When authors create fantasy worlds, they often leave time alone, and the length of days, weeks, and years is similar to how we track time here on earth. I wrote a post for Fantasy Faction about how some well-known authors (Tolkien, Jordan, Martin, Sanderson, and Pratchett) have managed time in their fantasy settings. Time plays a major role in the plot of A Wizard’s Sacrifice, the upcoming sequel to A Wizard’s Forge, so I decided to address the topic here as well.

How we measure time is a combination of intrinsic and extrinsic factors. The length of any given planet’s year will be determined by how long it takes to circle its sun, and the length of its day is determined by the planet’s rotation. Mercury whizzes around our Sun in only 88 Earth days; meanwhile, its day lasts two of its years, or 176 Earth days. Days and years are dictated by gravity, but the length of hours is entirely arbitrary and based on cultural history rather than physics.
As described elsewhere in this blog, The Woern Saga is set on another planet settled by humans several millennia before Vic’s story takes place. It’s very much a Goldilocks planet, similar to Earth in flora and (some) fauna and well-suited to human habitation. A few key differences include the lack of a moon, west to east rotation, and a 40-hour day.

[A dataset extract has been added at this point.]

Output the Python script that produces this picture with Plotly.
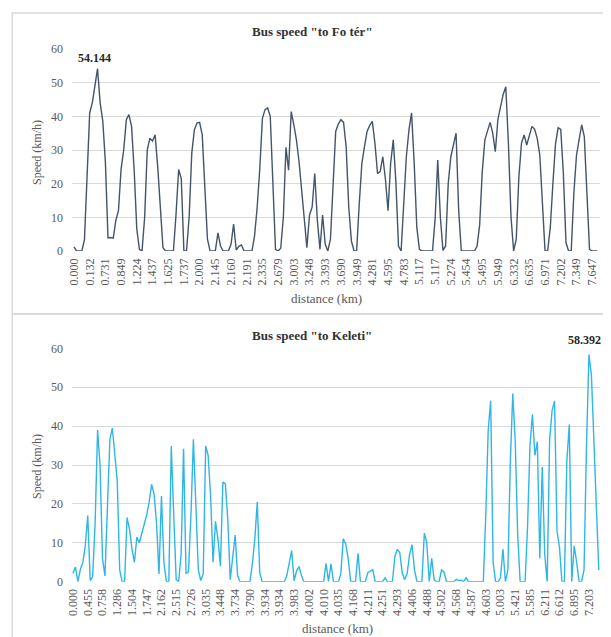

Why a day nearly twice as long as our day? I thought it was cool. Incidentally, the duration of a Knownearthian hour is close to an Earth hour because Knownearth’s original settlers were from Earth and were used to counting time in seconds, minutes, and hours of the same duration as what we know. When they arrived on the planet, they found the day length to be slightly longer than 40 Earth hours, so they adjusted their timekeeping devices to elongate a “second” by just enough microseconds that the world’s day-night cycle could be counted out over an even 40 hours. Then people had to wait for their Circadian cycles to adapt to the new diurnal pattern, something that probably took several generations and a whole lot of daytime naps. By Vic’s time, however, humans generally stay awake for roughly 24 hours and sleep for 16.
I thought a 40-hour day was cool, but I also wanted readers to grok the ages of the characters. When the first book opens, Vic is 15 years old, and I wanted readers to understand her as a 15-year-old. So, I made her an intelligent and capable young woman, but one who lacks confidence, experience, and wisdom—in other words, a typical smart teenage girl. But to make fifteen mean the same thing on Knownearth with its 40-hour day as it does here with our 24 hour day, I had to make a year a lot shorter than our year.
It wasn’t until I began writing A Wizard’s Sacrifice, however, that I needed to nail down more specifics about timekeeping in Knownearth. First, two characters are psychically linked and constantly aware of each other’s thoughts, perceptions, and sensations. When Sacrifice opens, this pair is separated geographically. They live thousands of miles from each other, and their different longitudes mean that they’re not on the same schedule for daily activities like work, eating, and sleeping.
More importantly, the plot separates into parallel narratives set at different points in Knownearth’s history, but which include events that occur at the same “moment” in the bigger space-time picture. One of these plotlines involves a pregnancy, which has a relatively constant duration in human physiology. To build the necessary timelines to make all this work (especially the human gestation), I had to determine the number of days, weeks, and months in a Knownearthian year. Here’s how the math works out:
- 1 day = 40 hours (Earth equivalent)
- 1 year = 223 days
- Gestation = ~160 days
Knownearth’s nations lie on a giant isthmus between two massive continents, and all have a temperate climate with four seasons (summer, fall, winter, spring), similar to Earth. The original settlers used a 12-month calendar because that structure was familiar to them, and the math is relatively elegant (eg, you can’t evenly divide four seasons into 10 months).
- 1 year = 4 seasons of 3 months each = 12 months
- 1 week = 5 days
- 1 month = 4 weeks +/- a few days (average: 19 days)
- Gestation = 8.5 months
So when will readers get to see how these details are developed in A Wizard’s Sacrifice? The manuscript is nearing completion. I’m going to keep posting updates, and maybe some teaser chapters, here.